Of particular relevance to balance sheet and risk managers is the issue of central bank independence. Market confidence has historically been anchored in the belief that monetary policy is data- driven and shielded from short-term political considerations. Any perceived deviation from this principle introduces a structural layer of risk to financial markets. As trust in policy-making frameworks weakens, so too does the predictability require for effective risk management.

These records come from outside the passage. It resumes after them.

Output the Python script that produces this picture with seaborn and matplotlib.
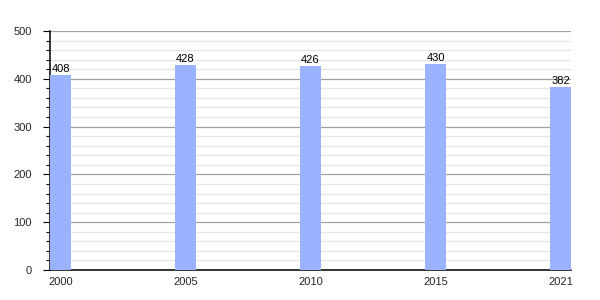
import matplotlib
matplotlib.use("Agg")
import matplotlib.pyplot as plt
import seaborn as sns
import pandas as pd
from matplotlib.ticker import MultipleLocator

years = ["2000", "2005", "2010", "2015", "2021"]
values = [408, 428, 426, 430, 382]

sns.set_theme(style="white")
plt.rcParams['font.family'] = ['Liberation Sans', 'DejaVu Sans']

df = pd.DataFrame({"year": years, "value": values})

fig = plt.figure(figsize=(6, 3), dpi=100)
ax = fig.add_axes([50/600, 30/300, 521/600, 239/300])

sns.barplot(data=df, x="year", y="value", color="#99b3ff", width=0.168,
            saturation=1, linewidth=0, edgecolor="none", ax=ax, zorder=3)

ax.set_ylim(0, 500)
ax.set_xlim(-0.084, 4.084)
ax.yaxis.set_major_locator(MultipleLocator(100))
ax.yaxis.set_minor_locator(MultipleLocator(20))
ax.grid(axis="y", which="major", color="#a0a0a0", linewidth=0.9, zorder=0)
ax.grid(axis="y", which="minor", color="#e4e4e4", linewidth=0.9, zorder=0)
ax.set_axisbelow(True)

for s in ["top", "right"]:
    ax.spines[s].set_visible(False)
for s in ["left", "bottom"]:
    ax.spines[s].set_color("black")
    ax.spines[s].set_linewidth(1.1)

ax.tick_params(axis="y", which="major", left=True, length=5, width=0.8, color="black", labelsize=8, pad=8)
ax.tick_params(axis="y", which="minor", left=True, length=3, width=0.8, color="black")
ax.tick_params(axis="x", which="both", bottom=False, labelsize=8, pad=-1)
ax.set_xlabel("")
ax.set_ylabel("")

for i, v in enumerate(values):
    ax.text(i, v + 3, str(v), ha="center", va="bottom", fontsize=8, color="black")

fig.savefig("out.png", dpi=100, facecolor="white")
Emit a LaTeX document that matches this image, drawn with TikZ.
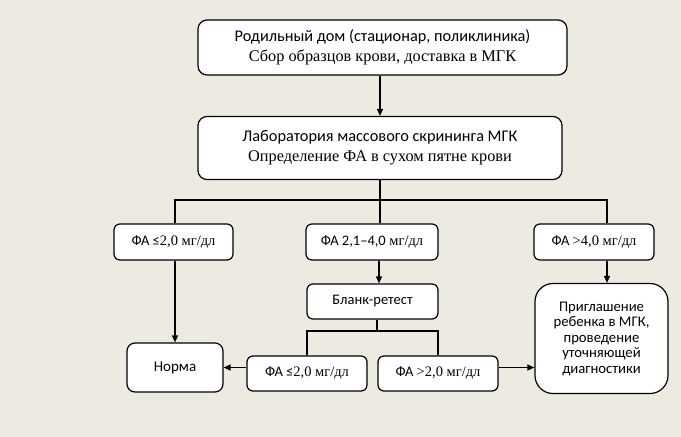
\documentclass[tikz,border=0pt]{standalone}
\usepackage{fontspec}
\setmainfont{Liberation Serif}
\setsansfont{Carlito}
\usepackage{xcolor}
\usetikzlibrary{arrows.meta}
\definecolor{paper}{RGB}{237,234,225}

\begin{document}
\begin{tikzpicture}[x=1pt,y=-1pt,
	box/.style={draw, fill=white, line width=1.2pt, rounded corners=6pt, align=center, inner sep=0pt, font=\fontsize{14.5}{19}\selectfont},
	conn/.style={line width=1.2pt},
	arr/.style={line width=1.2pt, -{Triangle[length=7pt,width=6pt]}}]
	\fill[paper] (0,0) rectangle (681,437);
	\useasboundingbox (0,0) rectangle (681,437);

	\node[box, rounded corners=9pt, font=\fontsize{16.3}{20}\selectfont, minimum width=369pt, minimum height=55pt] (roddom) at (382.5,47.5) {{\sffamily Родильный дом (стационар, поликлиника)}\\Сбор образцов крови, доставка в МГК};
	\node[box, rounded corners=9pt, font=\fontsize{16.3}{20}\selectfont, minimum width=364pt, minimum height=63pt] (lab) at (380,148) {{\sffamily Лаборатория массового скрининга МГК}\\Определение ФА в сухом пятне крови};

	\node[box, minimum width=119pt, minimum height=36pt] (lowA) at (173.5,242) {{\sffamily ФА ≤}2,0 мг/дл};
	\node[box, minimum width=132pt, minimum height=36pt] (midA) at (372,242) {{\sffamily ФА 2,1–4,0} мг/дл};
	\node[box, minimum width=120pt, minimum height=36pt] (highA) at (594,242) {{\sffamily ФА }>4,0 мг/дл};

	\node[box, font=\fontsize{14.5}{19}\selectfont\sffamily, minimum width=131pt, minimum height=35pt] (blank) at (372.5,301.5) {Бланк-ретест};
	\node[box, rounded corners=8pt, font=\fontsize{15}{19}\selectfont\sffamily, minimum width=96pt, minimum height=49pt] (norma) at (175,367.5) {Норма};
	\node[box, minimum width=120pt, minimum height=35pt] (lowB) at (307,373.5) {{\sffamily ФА ≤}2,0 мг/дл};
	\node[box, minimum width=120pt, minimum height=35pt] (highB) at (438,373.5) {{\sffamily ФА }>2,0 мг/дл};
	\node[box, rounded corners=18pt, font=\fontsize{14.7}{15.5}\selectfont\sffamily, minimum width=133pt, minimum height=110pt] (invite) at (601.5,338.5) {Приглашение\\ребенка в МГК,\\проведение\\уточняющей\\диагностики};

	\coordinate (fork) at (380,200);
	\coordinate (retest) at (377,331);

	\draw[arr] (roddom.south -| lab.north) -- (lab.north);
	\draw[conn] (lab.south) -- (fork);
	\draw[conn] (lowA.north -| 175,0) |- (fork) -| ([xshift=13pt]highA.north);
	\draw[conn] (fork) -- (midA.north -| fork);

	\draw[arr] (lowA.south -| 175,0) -- (norma.north);
	\draw[arr] (midA.south -| 379,0) -- (blank.north -| 379,0);
	\draw[arr] ([xshift=13pt]highA.south) -- (invite.north -| 607,0);

	\draw[conn] (blank.south -| retest) -- (retest);
	\draw[conn] (lowB.north) |- (retest) -| (highB.north);

	\draw[arr] (lowB.west |- norma.east) -- (norma.east);
	\draw[arr] (highB.east |- norma.east) -- (invite.west |- norma.east);
\end{tikzpicture}
\end{document}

For bank Asset-Liability Management (ALM) teams, this presents a significant challenge. The combination of sustained interest rate volatility and the growing likelihood of “stagflation”, where inflation persists even as economic activity slows, requires a recalibration of existing ALM frameworks. Central banks are now attempting to contain inflation while managing the downside risks of contracting trade and global demand.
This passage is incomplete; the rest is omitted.